Tuesday, 15 December 2015
Poster Hall (Moscone South)
Benjamin James Currens1, Audrey H Sawyer2, Alan E Fryar1, Thomas M Parris3 and Junfeng Zhu1, (1)University of Kentucky, Lexington, KY, United States, (2)Ohio State University Main Campus, Columbus, OH, United States, (3)Kentucky Geologic Survey, Lexington, KY, United States
Abstract:
Deuterium and oxygen-18 are routinely used with noble gases and radioisotopes (e.g., 2H, 14C, 36Cl) to infer climate during groundwater recharge. However, diffusion of 2H and 18O between a confined aquifer and bounding aquitards could alter total isotope concentrations and the inferred temperature during recharge if groundwater flow is sufficiently slow.
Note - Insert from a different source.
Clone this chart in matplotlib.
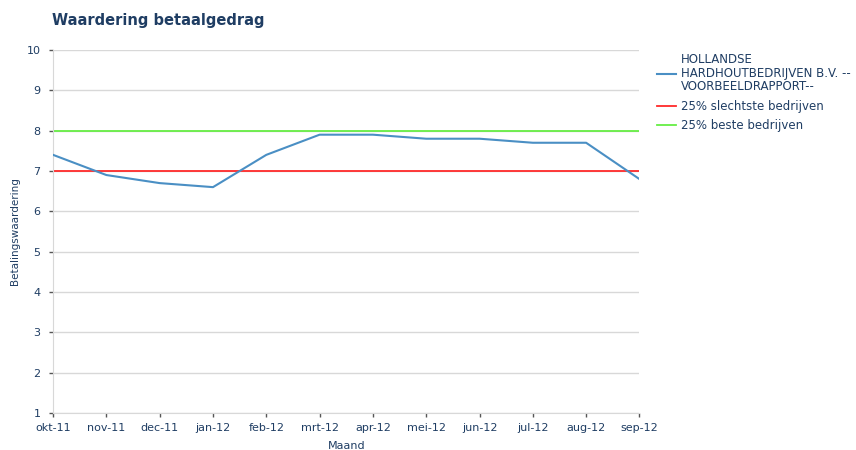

Hendry and Schwartz (WRR 24(10), 1988) explained anomalous 2H and 18O enrichment in the Milk River aquifer of Alberta by analytically modeling isotope diffusion between the lower bounding aquitard and the aquifer. Haile (PhD dissertation, U. Kentucky, 2011) inferred the same mechanism to explain 2H and 18O enrichment along a flowpath in the confined Lower Wilcox aquifer of the northern Gulf Coastal Plain in Missouri and Arkansas. Based on the geologic and hydraulic properties of the Lower Wilcox aquifer, a numerical model has been constructed to determine how diffusion may influence 2H and 18O concentrations in regional aquifers with residence times on the order of 104 to 105 years. The model combines solutions for a 1D forward-in-time, finite-difference groundwater flow equation with an explicit-implicit Crank-Nicholson algorithm for advection and diffusion to solve for flow velocity and isotope concentration. Initial results are consistent with the analytical solution of Hendry and Schwartz (1988), indicating diffusion as a means of isotopic enrichment along regional groundwater flowpaths.